During the residency, Lewis will use literature and media to complete a chapter for the monograph on which she currently is working, titled “Black Girlhood and Narratives of Play.”
“The book discusses narratives written by African American women who go back to the period of childhood to discuss a claim to—and a transition in—their sense of agency and self-identification,” Lewis said. “The chapter I will be working on centers on the argument that narratives of girlhood in the 1970s focused on the power of girls, and specifically black girls, to recognize themselves in media and culture.”
While at the National Humanities Center, she will analyze cultural representations and fictional productions during the 1960s to determine how moments of tragedy and resistance were represented, including the bombing of the 16th Street Baptist Church in Birmingham, Alabama, on Sept. 15, 1963.
“This bombing took the lives of four black girls and injured an additional 22 who were present,” she said. “I will research the parallels in the social analysis of the Civil Rights Movement through the Black Power Movement, and its cultural component the Black Arts Movement, and the representations of black childhood, with a specific focus on what is passed down to black children, and specifically black girls, about the world around them through media.”
The chapter on which she will work during the summer residency discusses how messages of black power reached black children, and girls in particular, and also how African American women authors created and revealed their own sources of power by representation of their own or others’ black girlhood.
The monograph focuses on the significance of representations of African American girls and social engagement in literature and argues that this self-recognition from the perspective of the narrator begins in childhood as the girls represent play as social interaction, from Harriet Jacobs in the 1830s, who is represented in her 1861 narrative “Incidents in the Life of a Slave Girl” to Starr Carter in Angie Thomas’ 2017 novel, “The Hate U Give.”

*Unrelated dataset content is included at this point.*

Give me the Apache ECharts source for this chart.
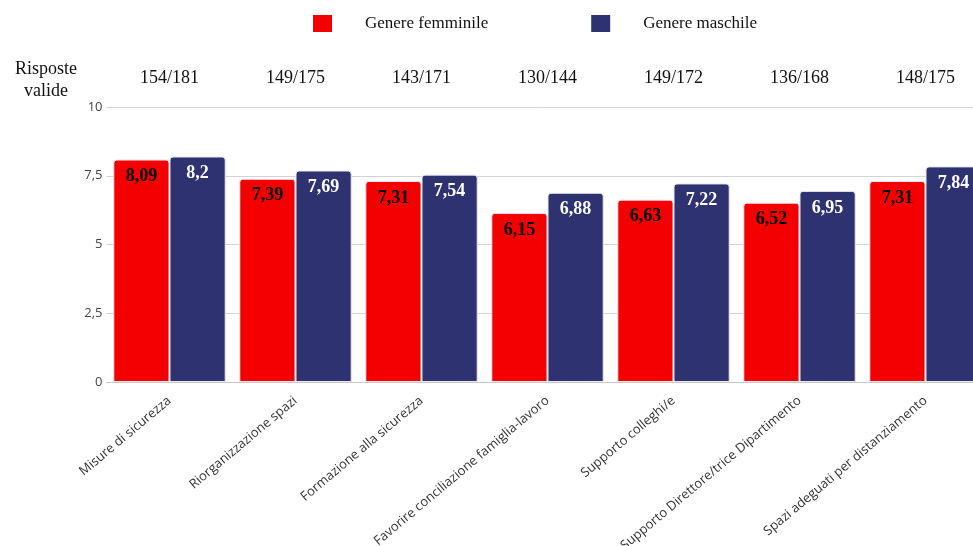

“In this book, I continue the archive of representation of black girlhood in fiction into the 21st century in an effort to provide a literary history of where this idea of what we now know as ’Black Girl Magic’ comes from, and its significance in American literature,” Lewis said.
Lewis is an associate professor of English, director of the Women’s and Gender Studies program and a faculty affiliate in the Department of Africana Studies in the College of Liberal Arts & Sciences. She teaches courses on 19th and 20th century African American women’s literature and African American archival and material culture.